**Stated task:** Repeat the listing exactly as given, omitting every image.

**Source excerpt:**
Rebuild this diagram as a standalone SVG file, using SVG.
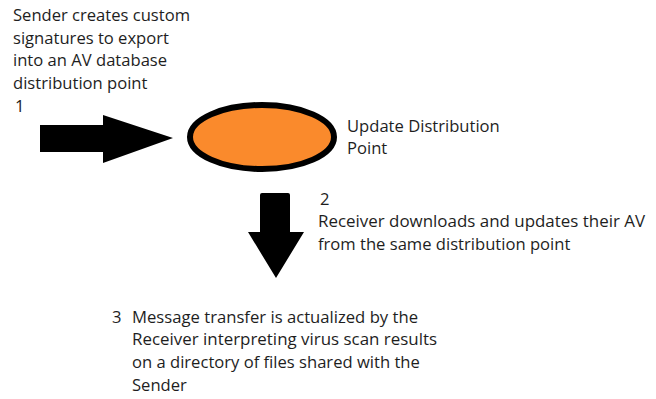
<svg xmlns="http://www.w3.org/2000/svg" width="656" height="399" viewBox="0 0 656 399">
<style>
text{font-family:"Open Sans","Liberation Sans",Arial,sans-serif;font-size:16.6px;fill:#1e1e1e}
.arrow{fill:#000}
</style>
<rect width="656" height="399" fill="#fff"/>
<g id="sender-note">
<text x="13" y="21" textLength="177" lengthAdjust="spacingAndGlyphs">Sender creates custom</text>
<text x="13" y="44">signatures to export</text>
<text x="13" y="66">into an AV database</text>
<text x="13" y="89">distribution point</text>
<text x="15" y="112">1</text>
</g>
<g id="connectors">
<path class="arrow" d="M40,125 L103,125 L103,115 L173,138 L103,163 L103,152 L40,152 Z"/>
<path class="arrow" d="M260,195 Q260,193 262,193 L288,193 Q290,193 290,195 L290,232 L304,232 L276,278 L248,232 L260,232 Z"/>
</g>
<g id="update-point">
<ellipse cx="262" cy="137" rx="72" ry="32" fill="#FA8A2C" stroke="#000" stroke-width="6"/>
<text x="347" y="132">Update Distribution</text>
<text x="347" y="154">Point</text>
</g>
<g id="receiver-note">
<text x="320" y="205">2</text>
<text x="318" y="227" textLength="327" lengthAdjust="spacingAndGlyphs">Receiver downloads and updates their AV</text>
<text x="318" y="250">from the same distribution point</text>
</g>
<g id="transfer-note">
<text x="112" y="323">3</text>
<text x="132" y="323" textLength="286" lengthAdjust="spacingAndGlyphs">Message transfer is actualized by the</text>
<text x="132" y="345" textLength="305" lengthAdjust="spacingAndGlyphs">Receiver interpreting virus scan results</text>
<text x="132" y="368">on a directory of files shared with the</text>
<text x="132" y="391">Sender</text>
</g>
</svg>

**Reply:**
Rebuild this diagram as a standalone SVG file, using SVG.
<svg xmlns="http://www.w3.org/2000/svg" width="656" height="399" viewBox="0 0 656 399">
<style>
text{font-family:"Open Sans","Liberation Sans",Arial,sans-serif;font-size:16.6px;fill:#1e1e1e}
.arrow{fill:#000}
</style>
<rect width="656" height="399" fill="#fff"/>
<g id="sender-note">
<text x="13" y="21" textLength="177" lengthAdjust="spacingAndGlyphs">Sender creates custom</text>
<text x="13" y="44">signatures to export</text>
<text x="13" y="66">into an AV database</text>
<text x="13" y="89">distribution point</text>
<text x="15" y="112">1</text>
</g>
<g id="connectors">
<path class="arrow" d="M40,125 L103,125 L103,115 L173,138 L103,163 L103,152 L40,152 Z"/>
<path class="arrow" d="M260,195 Q260,193 262,193 L288,193 Q290,193 290,195 L290,232 L304,232 L276,278 L248,232 L260,232 Z"/>
</g>
<g id="update-point">
<ellipse cx="262" cy="137" rx="72" ry="32" fill="#FA8A2C" stroke="#000" stroke-width="6"/>
<text x="347" y="132">Update Distribution</text>
<text x="347" y="154">Point</text>
</g>
<g id="receiver-note">
<text x="320" y="205">2</text>
<text x="318" y="227" textLength="327" lengthAdjust="spacingAndGlyphs">Receiver downloads and updates their AV</text>
<text x="318" y="250">from the same distribution point</text>
</g>
<g id="transfer-note">
<text x="112" y="323">3</text>
<text x="132" y="323" textLength="286" lengthAdjust="spacingAndGlyphs">Message transfer is actualized by the</text>
<text x="132" y="345" textLength="305" lengthAdjust="spacingAndGlyphs">Receiver interpreting virus scan results</text>
<text x="132" y="368">on a directory of files shared with the</text>
<text x="132" y="391">Sender</text>
</g>
</svg>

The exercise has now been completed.